Un paseo por una casa de fantasmas. Espectros del pasado -el relato del hombre que no sabe administrar su tiempo, en la línea del Gógol más ácido y surrealista-, y espectros del futuro -la obsesión con Abelone, con los vestidos, los encajes, los detalles y las poesías abandonadas en los parques, digna de Nabokov. El terror a las consecuencias del presente (ya que Malte parece incapaz de tener visiones acerca del futuro) inspira un regreso al pasado como evocaciones sobrenaturales. Sin asomo de jactancia gótica, Malte habla de su infancia desde esa perspectiva que les resta a la mayor parte de los adultos. Un onirismo que mezcla lo realista y lo fantástico como agua y cera caliente; los posos sólidos atraen la atención en un medio común, imposible de interpretar, de definir, de diferenciar de las vidas de los demás. Por ese motivo Malte no tiene miedo de los fantasmas con los que su cuerpo o su imaginación se cruzó siendo niño. Tiene miedo de los rostros grises que vocean por las callejuelas, vendiendo mercancías podridas y periódicos húmedos; tiene pánico a las salas de espera de los hospitales, a haber contraído algún mal, a no saber cuál, a que ya nadie corra a su cama a medirle la fiebre, a pasarla ya para siempre a solas. Miedo al Balzac que se asoma a los salones y nunca al vientre de París, al Zola que desde una costurería soñó haber escrito acerca de unos grandes almacenes, repletos de pirámides de encajes blancos y hombres que, abrazados al nuevo milagro de la publicidad, creían seguir pudiendo hacer poesía sobre las mujeres. Terror a que ciertos misterios, como los que encierran los famosos tapices de la dama y el unicornio, queden no expuestos, sino clausurados en galerías a las que acuden turistas y estudiantes para calmar remordimientos sin nombre.

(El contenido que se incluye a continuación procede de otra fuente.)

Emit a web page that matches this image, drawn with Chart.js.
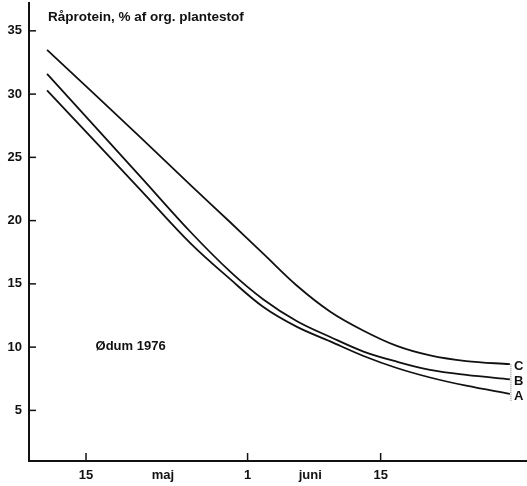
<!DOCTYPE html>
<html>
<head>
<meta charset="utf-8">
<script src="https://cdn.jsdelivr.net/npm/chart.js@4.4.1/dist/chart.umd.min.js"></script>
<style>
  html, body { margin: 0; padding: 0; background: #fff; }
  #wrap { width: 527px; height: 486px; }
</style>
</head>
<body>
<div id="wrap"><canvas id="protein"></canvas></div>
<script>
// day number counted from 1 May (15 = 15 maj, 32 = 1 juni, 46 = 15 juni)
const days = [10.9, 20.7, 26, 30.2, 33.7, 37.2, 40.7, 44.2, 47.7, 51.2, 55, 59.6];
const seriesA = [30.3, 22.45, 18.2, 15.35, 13.15, 11.6, 10.45, 9.3, 8.35, 7.6, 6.95, 6.3];
const seriesB = [31.6, 23.5, 19.1, 15.95, 13.75, 12.05, 10.8, 9.65, 8.85, 8.2, 7.8, 7.45];
const seriesC = [33.5, 26.6, 22.8, 19.85, 17.35, 14.85, 12.8, 11.3, 10.1, 9.35, 8.9, 8.65];
const seriesNames = ["A", "B", "C"];

const yTicks = [5, 10, 15, 20, 25, 30, 35];
const xTickDays = [15, 23.1, 32, 38.6, 46];
const xTickLabels = ["15", "maj", "1", "juni", "15"];
const xTickMarks = [15, 32, 46];

const FONT = "'Liberation Sans', Arial, sans-serif";

const toPoints = (vals) => vals.map((v, i) => ({ x: days[i], y: v }));

const lineStyle = {
  borderColor: "#111",
  borderWidth: 1.8,
  pointRadius: 0,
  fill: false,
  tension: 0.35
};

// inward tick marks, end labels and the free text
const decorations = {
  id: "decorations",
  afterDraw(chart) {
    const { ctx, chartArea: a } = chart;
    const xs = chart.scales.x, ys = chart.scales.y;
    ctx.save();
    ctx.strokeStyle = "#111";
    ctx.lineWidth = 1.5;
    yTicks.forEach(v => {
      const py = ys.getPixelForValue(v);
      ctx.beginPath(); ctx.moveTo(a.left, py); ctx.lineTo(a.left + 7, py); ctx.stroke();
    });
    xTickMarks.forEach(d => {
      const px = xs.getPixelForValue(d);
      ctx.beginPath(); ctx.moveTo(px, a.bottom); ctx.lineTo(px, a.bottom - 8); ctx.stroke();
    });

    // dotted bracket at the line ends
    const lastX = xs.getPixelForValue(days[days.length - 1]);
    const ends = [seriesA, seriesB, seriesC].map(s => ys.getPixelForValue(s[s.length - 1]));
    ctx.lineWidth = 1;
    ctx.strokeStyle = "#777";
    ctx.setLineDash([1, 1]);
    ctx.beginPath(); ctx.moveTo(lastX + 1, ends[2]); ctx.lineTo(lastX + 1, ends[0] + 7); ctx.stroke();
    ctx.setLineDash([]);

    ctx.fillStyle = "#111";
    ctx.font = "bold 13px " + FONT;
    ctx.textBaseline = "middle";
    ctx.textAlign = "left";
    seriesNames.forEach((n, i) => ctx.fillText(n, lastX + 4, ends[i] + 2));

    ctx.fillText("Ødum 1976", xs.getPixelForValue(16), ys.getPixelForValue(10.05));
    ctx.font = "bold 13.5px " + FONT;
    ctx.fillText("Råprotein, % af org. plantestof", xs.getPixelForValue(11), ys.getPixelForValue(36.05));
    ctx.restore();
  }
};

new Chart("protein", {
  type: "line",
  data: {
    datasets: [
      { label: "A", data: toPoints(seriesA), ...lineStyle },
      { label: "B", data: toPoints(seriesB), ...lineStyle },
      { label: "C", data: toPoints(seriesC), ...lineStyle }
    ]
  },
  options: {
    responsive: true,
    maintainAspectRatio: false,
    animation: false,
    layout: { padding: { top: 3, right: 0, left: 0, bottom: 0 } },
    plugins: {
      legend: { display: false },
      tooltip: { enabled: false }
    },
    scales: {
      x: {
        type: "linear",
        min: 9,
        max: 61.4,
        afterBuildTicks: (s) => { s.ticks = xTickDays.map(v => ({ value: v })); },
        afterFit: (s) => { s.height = 25; s.paddingLeft = 0; s.paddingRight = 0; },
        ticks: {
          autoSkip: false,
          maxRotation: 0,
          padding: 7,
          color: "#111",
          font: { family: FONT, size: 13, weight: "bold" },
          callback: (v, i) => xTickLabels[i]
        },
        grid: { display: false, drawTicks: false },
        border: { display: true, color: "#111", width: 2 }
      },
      y: {
        min: 1,
        max: 37.2,
        afterBuildTicks: (s) => { s.ticks = yTicks.map(v => ({ value: v })); },
        afterFit: (s) => { s.width = 29; s.paddingTop = 0; s.paddingBottom = 0; },
        ticks: {
          padding: 7,
          color: "#111",
          font: { family: FONT, size: 13, weight: "bold" }
        },
        grid: { display: false, drawTicks: false },
        border: { display: true, color: "#111", width: 2 }
      }
    }
  },
  plugins: [decorations]
});
</script>
</body>
</html>
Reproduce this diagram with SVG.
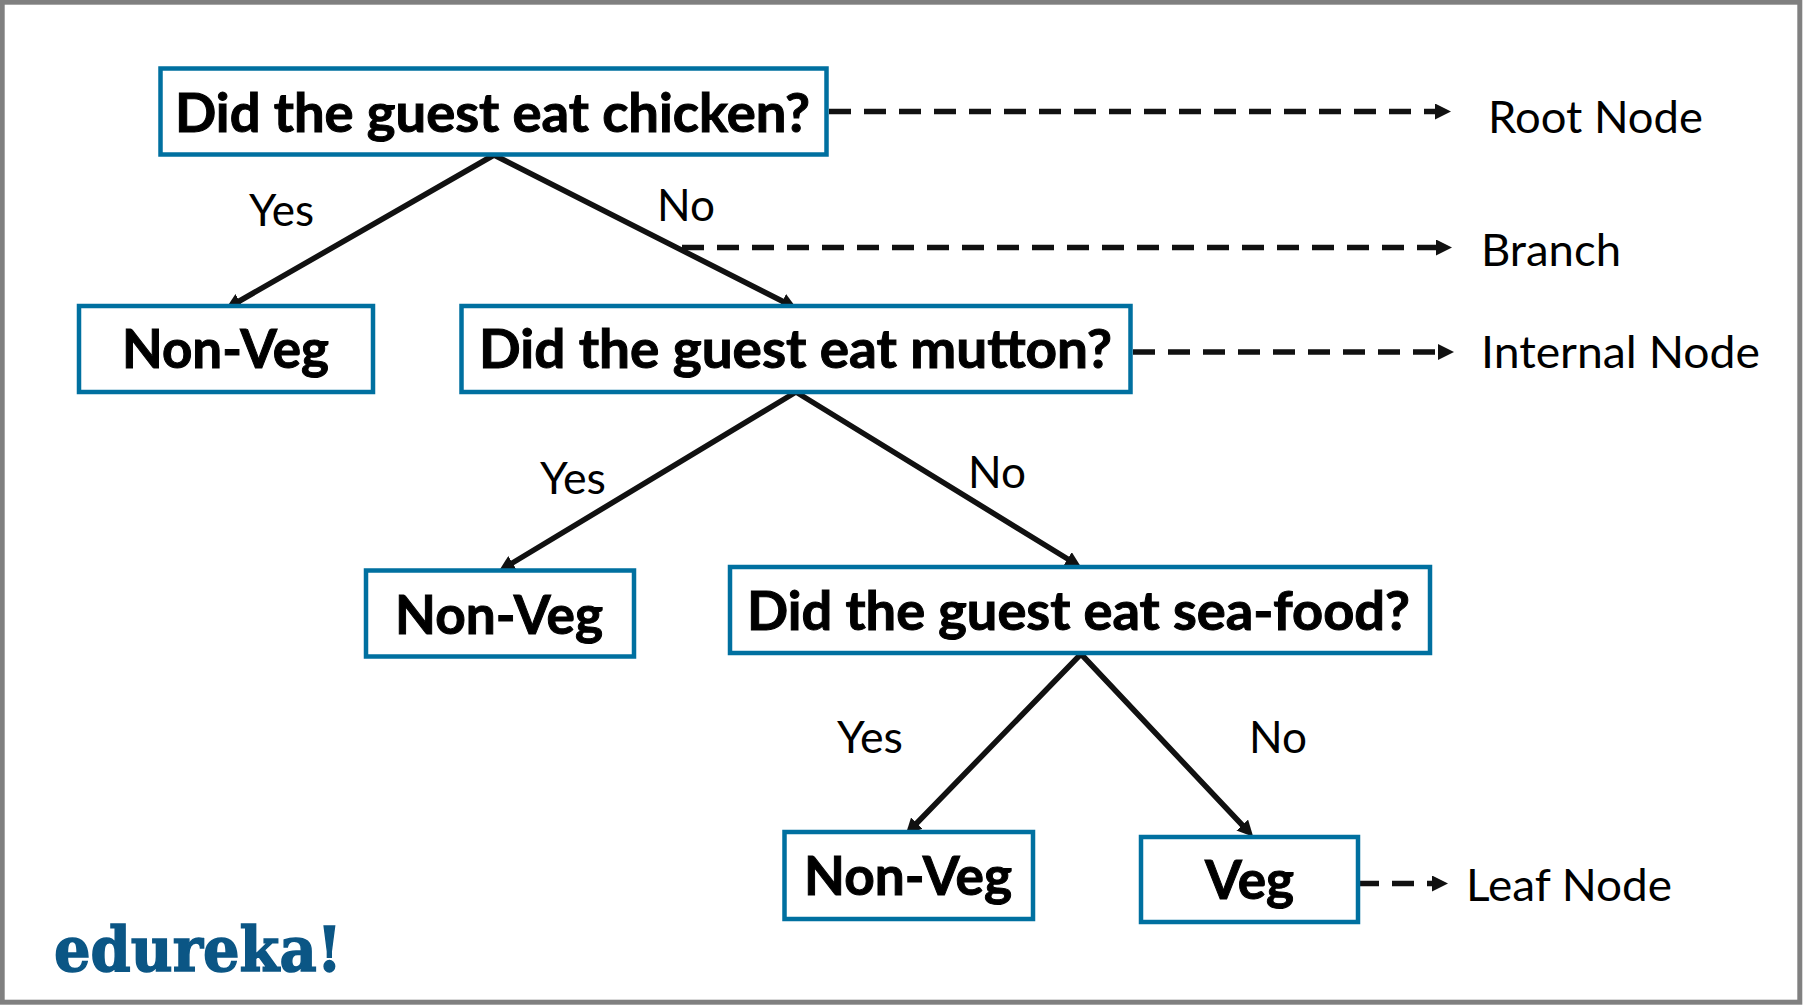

Como los miedos nunca terminan, tampoco lo hacen estos apuntes. Dejan un hueco que debería ser ocupado, como las hamacas y los bancos vacíos de museos y parques. Sin embargo, el escrito no inspira en absoluto aquello de lo que habla, y más bien alcanza un clímax de bárbara valentía en una última evocación acerca del hijo pródigo, que permite intuir el rostro de Malte, y de Rilke, envuelto en una sombría certeza acerca de la estupidez ajena y su rápido contagio. El fin de las notas no deja de ser azaroso pero natural, como el punto en el que se detienen las películas de Terrence Malick o el tipo de flujo que recreaba El arca rusa (Aleksandr Sokurov, 2002): un túnel ancestral en el que Historia, filosofía, poesía, criterio museístico, ciencia, fe y guerra rompen la experiencia ordenada y aburrida del ser humano, su tendencia a evocar los cinco sentidos por separado y su solipsismo. «Tengo miedo», dice Malte. Nosotros también. «Hay que hacer algo contra el miedo, cuando se apodera de uno» Leamos.